In the summer, I get up at 6:00 am and go for a walk and then get down to the business of writing as soon as possible. I can only write a couple of uninterrupted hours a day during the summer, at best. And that’s not every day. It all depends on when the kids get up. When they are awake, I want to be with them, not chained to my computer.

Overall, I try to be very flexible with my schedule so that my kids have my full presence when they need it.

Q.   I noticed from your blog that your mind seems ever active, ever searching for stories, even from everyday situations, as exemplified by your humorous slices-of-life, "Banana Man" and "Waitress." Do you force these exercises upon yourself, or does the storyteller in you start penning an event as soon as you experience it?

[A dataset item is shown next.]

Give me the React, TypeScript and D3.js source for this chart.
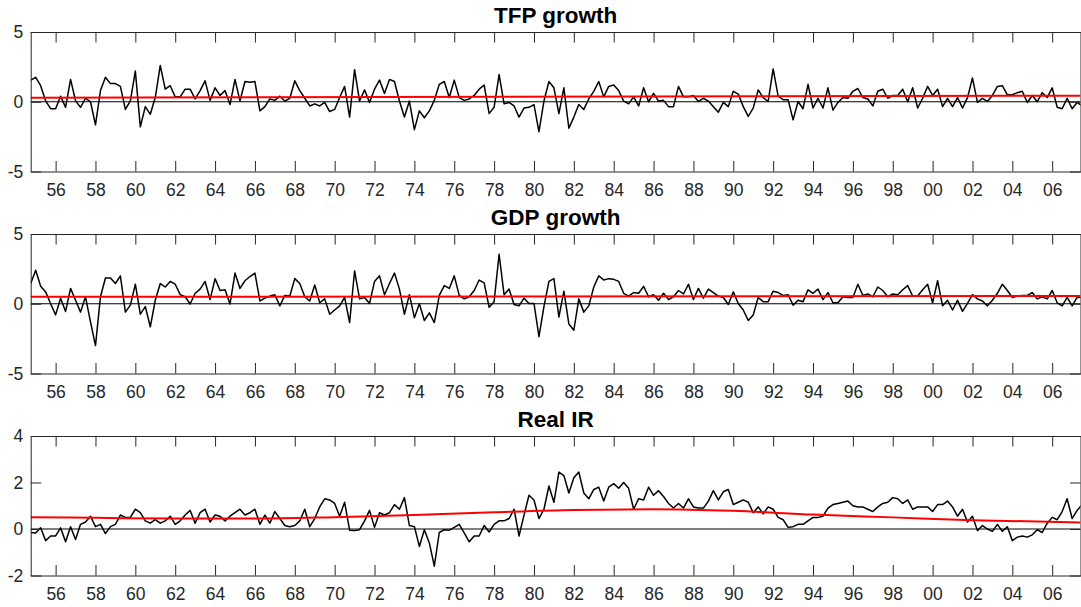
import { useEffect, useRef } from 'react';
import * as d3 from 'd3';

// quarterly data, first observation 1954Q4
const startYear = 1954.75;

const tfpGrowth = [
  1.55, 1.75, 1.15, 0.07, -0.5, -0.5, 0.4, -0.4, 1.6, 0.07,
  -0.4, 0.25, 0, -1.65, 0.8, 1.75, 1.3, 1.3, 1.1, -0.55,
  0.07, 2.2, -1.8, -0.35, -0.9, 0.3, 2.6, 0.9, 1.15, 0.35,
  0.35, 0.9, 0.9, 0.2, 0.8, 1.5, 0.1, 1.0, 0.45, 0.8,
  -0.2, 1.6, 0.05, 1.45, 1.4, 1.45, -0.65, -0.35, 0.2, 0.1,
  0.4, 0.05, 0.25, 1.5, 0.8, 0.25, -0.3, -0.15, -0.3, -0.05,
  -0.7, -0.55, 0.3, 1.1, -1.1, 2.3, 0.05, 0.85, -0.05, 0.9,
  1.55, 0.6, 1.6, 1.45, 0.05, -1.1, 0.05, -2.0, -0.65, -1.15,
  -0.65, 0.1, 1.25, 1.45, 0.3, 1.55, 0.3, 0.1, 0.2, 0.45,
  0.9, 1.2, -0.85, -0.4, 1.95, -0.15, -0.05, -0.3, -1.1, -0.45,
  -0.4, -0.2, -2.15, 0.05, 1.45, 1.0, -0.85, 1.0, -1.9, -1.1,
  -0.2, -0.55, 0.2, 0.75, 1.45, 0.35, 1.1, 1.2, 0.8, 0.05,
  -0.15, 0.35, -0.3, 1.0, 0, 0.6, 0.05, 0.1, -0.35, -0.35,
  1.1, 0.35, 0.35, 0.45, 0.02, 0.25, 0.05, -0.35, -0.75, -0.05,
  -0.35, 0.75, 0.55, -0.35, -1.05, -0.45, 0.85, 0.3, 0.02, 2.35,
  0.4, 0.15, 0.15, -1.3, 0.02, -0.5, 1.25, -0.45, 0.25, -0.45,
  1.0, -0.6, -0.05, 0.3, 0.25, 0.75, 0.95, 0.3, 0.2, -0.3,
  0.75, 0.9, 0.25, 0.45, 0.45, 0.9, 0, 1.0, -0.45, 0.25,
  1.1, 0.45, 0.9, -0.35, 0.25, -0.35, 0.3, -0.45, 0.3, 1.7,
  -0.05, 0.25, 0.02, 0.45, 1.1, 1.15, 0.5, 0.5, 0.65, 0.75,
  -0.05, 0.45, 0, 0.65, 0.3, 1.0, -0.4, -0.5, 0.25, -0.5,
  -0.05, -0.3,
];

const gdpGrowth = [
  1.45, 2.4, 1.25, 0.85, 0.0, -0.8, 0.4, -0.55, 1.1, 0.25,
  -0.6, 0.5, -1.3, -3.0, 0.5, 1.85, 1.85, 1.45, 2.0, -0.6,
  -0.1, 1.4, -0.75, -0.2, -1.65, 0.25, 1.45, 1.2, 1.6, 1.4,
  0.65, 0.5, -0.02, 0.75, 1.05, 1.6, 0.3, 1.8, 0.95, 1.0,
  -0.02, 2.2, 1.1, 1.65, 1.95, 2.2, 0.2, 0.4, 0.55, 0.65,
  -0.15, 0.6, 0.55, 1.8, 1.45, 0.5, 0.2, 1.35, 0.07, 0.35,
  -0.75, -0.45, -0.15, 0.45, -1.35, 2.35, 0.35, 0.45, 0.02, 1.6,
  2.0, 0.65, 1.45, 2.2, 1.05, -0.75, 0.65, -1.0, 0.0, -1.2,
  -0.65, -1.35, 0.6, 1.3, 1.1, 2.0, 0.6, 0.35, 0.5, 0.95,
  1.7, 1.5, -0.25, 0.15, 3.55, 0.65, 1.05, -0.05, -0.15, 0.4,
  0.02, 0.02, -2.35, -0.2, 1.6, 1.8, -0.95, 0.9, -1.45, -1.9,
  0.35, -0.6, -0.15, 1.2, 2.0, 1.7, 1.8, 1.75, 1.6, 0.75,
  0.55, 0.8, 0.75, 1.25, 0.5, 0.65, 0.25, 0.75, 0.3, 0.5,
  0.95, 0.7, 1.4, 0.3, 1.1, 0.4, 1.05, 0.8, 0.55, 0.45,
  -0.05, 0.85, 0.02, -0.45, -1.2, -0.8, 0.45, 0.15, 0.15, 0.9,
  0.8, 0.6, 0.65, -0.1, 0.25, 0.15, 1.0, 0.75, 1.05, 0.3,
  0.8, 0.07, 0.07, 0.5, 0.45, 0.45, 1.4, 0.6, 0.7, 0.5,
  1.2, 0.95, 0.5, 0.7, 0.65, 1.0, 1.3, 0.55, 0.55, 1.0,
  1.4, 0.07, 1.65, -0.15, 0.25, -0.45, 0.25, -0.55, 0.02, 0.65,
  0.35, 0.2, -0.15, 0.25, 0.75, 1.4, 0.95, 0.45, 0.55, 0.6,
  0.6, 0.8, 0.35, 0.5, 0.35, 0.95, 0.07, -0.15, 0.45, -0.15,
  0.45, 0.45,
];

const realIR = [
  -0.15, -0.17, 0.05, -0.5, -0.3, -0.3, 0.05, -0.55, 0.1, -0.45,
  0.2, 0.3, 0.55, 0.1, 0.2, -0.2, 0.1, 0.2, 0.6, 0.5,
  0.5, 0.85, 0.7, 0.35, 0.25, 0.4, 0.25, 0.35, 0.55, 0.2,
  0.35, 0.6, 0.8, 0.25, 0.7, 0.85, 0.3, 0.6, 0.55, 0.35,
  0.55, 0.7, 0.85, 0.6, 0.7, 0.85, 0.2, 0.6, 0.25, 0.75,
  0.45, 0.15, 0.1, 0.15, 0.35, 0.85, 0.1, 0.45, 0.95, 1.3,
  1.25, 1.1, 0.55, 1.15, -0.05, -0.07, -0.03, 0.35, 0.8, 0.07,
  0.7, 0.6, 0.7, 1.05, 0.85, 1.35, 0.15, 0.1, -0.75, -0.03,
  -0.6, -1.6, -0.15, -0.03, -0.05, 0.07, 0.2, -0.17, -0.55, -0.3,
  -0.3, 0.15, -0.13, 0.2, 0.35, 0.35, 0.45, 0.85, -0.3, 0.6,
  1.45, 1.25, 0.45, 0.85, 1.85, 1.15, 2.45, 2.3, 1.55, 2.2,
  2.45, 1.55, 1.3, 1.7, 1.8, 1.2, 1.8, 1.95, 1.75, 2.0,
  1.75, 0.85, 1.3, 1.25, 1.8, 1.45, 1.65, 1.4, 1.1, 0.9,
  1.1, 0.9, 1.3, 0.95, 0.9, 0.9, 1.2, 1.65, 1.25, 1.6,
  1.7, 1.05, 1.15, 1.25, 1.15, 0.7, 0.95, 0.65, 0.95, 0.85,
  0.5, 0.4, 0.07, 0.1, 0.2, 0.2, 0.35, 0.5, 0.5, 0.55,
  0.9, 1.05, 1.1, 1.15, 1.2, 1.0, 0.95, 0.95, 0.85, 0.75,
  0.95, 1.1, 1.15, 1.35, 1.3, 1.1, 1.25, 0.85, 0.95, 0.95,
  0.95, 0.75, 1.05, 1.05, 1.2, 0.95, 0.55, 0.85, 0.3, 0.55,
  -0.07, 0.15, 0.0, -0.1, 0.2, -0.1, 0.1, -0.5, -0.35, -0.3,
  -0.35, -0.25, -0.03, -0.15, 0.25, 0.5, 0.4, 0.75, 1.3, 0.45,
  0.8, 1.05,
];

// red trend lines, read at a few dates
const tfpTrendYears = [1954.75, 2007.42];
const tfpTrend = [0.29, 0.43];
const gdpTrendYears = [1954.75, 2007.42];
const gdpTrend = [0.5, 0.55];
const irTrendYears = [1954.75, 1958, 1962, 1966, 1970, 1974, 1978, 1982, 1986, 1990, 1994, 1998, 2002, 2007.42];
const irTrend = [0.51, 0.48, 0.45, 0.45, 0.51, 0.6, 0.72, 0.82, 0.85, 0.78, 0.62, 0.5, 0.38, 0.28];

const xTickYears = d3.range(1956, 2007, 2);
const xTickLabels = xTickYears.map((y) => String(y % 100).padStart(2, '0'));
const yTicksGrowth = [-5, 0, 5];
const yTicksIR = [-2, 0, 2, 4];

const panels = [
  { title: 'TFP growth', values: tfpGrowth, trendX: tfpTrendYears, trendY: tfpTrend, domain: [-5, 5], ticks: yTicksGrowth },
  { title: 'GDP growth', values: gdpGrowth, trendX: gdpTrendYears, trendY: gdpTrend, domain: [-5, 5], ticks: yTicksGrowth },
  { title: 'Real IR', values: realIR, trendX: irTrendYears, trendY: irTrend, domain: [-2, 4], ticks: yTicksIR },
];

export default function App() {
  const svgRef = useRef<SVGSVGElement>(null);

  useEffect(() => {
    if (!svgRef.current) return;
    const svg = d3.select(svgRef.current);
    svg.selectAll('*').remove();

    const width = 1081;
    const height = 607;
    const left = 30.7;
    const right = 1080.5;
    const panelTops = [32, 234, 436];
    const panelH = 139.5;
    const tick = 10.5;
    const axisColor = '#262626';
    const font = '"Liberation Sans", Arial, Helvetica, sans-serif';

    svg.attr('width', width).attr('height', height);
    svg.append('rect').attr('width', width).attr('height', height).attr('fill', '#fff');

    const x = d3.scaleLinear().domain([startYear, 2007.42]).range([left, right]);

    panels.forEach((p, k) => {
      const top = panelTops[k];
      const bottom = top + panelH;
      const y = d3.scaleLinear().domain(p.domain).range([bottom, top]);
      const g = svg.append('g');

      const clipId = `clip${k}`;
      svg
        .append('defs')
        .append('clipPath')
        .attr('id', clipId)
        .append('rect')
        .attr('x', left)
        .attr('y', top)
        .attr('width', right - left)
        .attr('height', panelH);

      const plot = g.append('g').attr('clip-path', `url(#${clipId})`);

      const line = d3
        .line<number>()
        .x((_, i) => x(startYear + i / 4))
        .y((d) => y(d));

      plot
        .append('path')
        .datum(p.values)
        .attr('fill', 'none')
        .attr('stroke', '#000')
        .attr('stroke-width', 1.5)
        .attr('stroke-linejoin', 'round')
        .attr('d', line);

      // zero line
      plot
        .append('line')
        .attr('x1', left)
        .attr('x2', right)
        .attr('y1', y(0))
        .attr('y2', y(0))
        .attr('stroke', '#000')
        .attr('stroke-width', 1.2);

      const trend = d3
        .line<number>()
        .x((_, i) => x(p.trendX[i]))
        .y((d) => y(d))
        .curve(d3.curveMonotoneX);

      plot
        .append('path')
        .datum(p.trendY)
        .attr('fill', 'none')
        .attr('stroke', '#ff0000')
        .attr('stroke-width', 2)
        .attr('d', trend);

      // axes, ticks pointing inwards
      const styleAxis = (sel: any) => {
        sel.selectAll('path.domain').attr('stroke', axisColor).attr('stroke-width', 1);
        sel.selectAll('.tick line').attr('stroke', axisColor).attr('stroke-width', 1);
        sel
          .selectAll('text')
          .attr('fill', axisColor)
          .style('font-family', font)
          .style('font-size', '17.5px');
      };

      g.append('g')
        .attr('transform', `translate(0,${bottom})`)
        .call(
          d3
            .axisBottom(x)
            .tickValues(xTickYears)
            .tickFormat((_, i) => xTickLabels[i])
            .tickSizeInner(-tick)
            .tickSizeOuter(0)
            .tickPadding(12)
        )
        .call(styleAxis);

      g.append('g')
        .attr('transform', `translate(0,${top})`)
        .call(d3.axisTop(x).tickValues(xTickYears).tickFormat(() => '').tickSizeInner(-tick).tickSizeOuter(0))
        .call(styleAxis);

      g.append('g')
        .attr('transform', `translate(${left},0)`)
        .call(
          d3
            .axisLeft(y)
            .tickValues(p.ticks)
            .tickFormat((d) => String(d))
            .tickSizeInner(-tick)
            .tickSizeOuter(0)
            .tickPadding(7.5)
        )
        .call(styleAxis);

      g.append('g')
        .attr('transform', `translate(${right},0)`)
        .call(d3.axisRight(y).tickValues(p.ticks).tickFormat(() => '').tickSizeInner(-tick).tickSizeOuter(0))
        .call(styleAxis);

      g.selectAll('text').attr('font-family', null);

      g.append('text')
        .attr('x', (left + right) / 2)
        .attr('y', top - 8.7)
        .attr('text-anchor', 'middle')
        .attr('fill', '#000')
        .style('font-family', font)
        .style('font-weight', 'bold')
        .style('font-size', '22.5px')
        .text(p.title);
    });
  }, []);

  return (
    <div style={{ position: 'absolute', left: 0, top: 0 }}>
      <svg ref={svgRef} style={{ display: 'block' }} />
    </div>
  );
}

A.  That’s a tough one!! I love watching people. And I love when I encounter someone really interesting…someone who makes me think about life in a new way. I guess I’d have to say that the vignettes I write about these folks begin in my mind immediately upon encountering them. I may think about them for days before I actually sit down and type something out, but the thoughts are there and percolating from the very first encounter.

Q.   I know you’re working on a second Detective Baker novel, and I can’t wait to read it. Do you have a projected completion date?

A.  It’s my hope to have the second Detective Baker novel completed by November.

Q.   Thanks, Jennifer, for participating in this interview. Any final words for your fellow authors or aspiring novelists?

A.  Write every day…even if it’s only a sentence or two. Recognize that not all publishers like everything that they read, and that rejection is the norm. Every writer you read has been rejected at some point.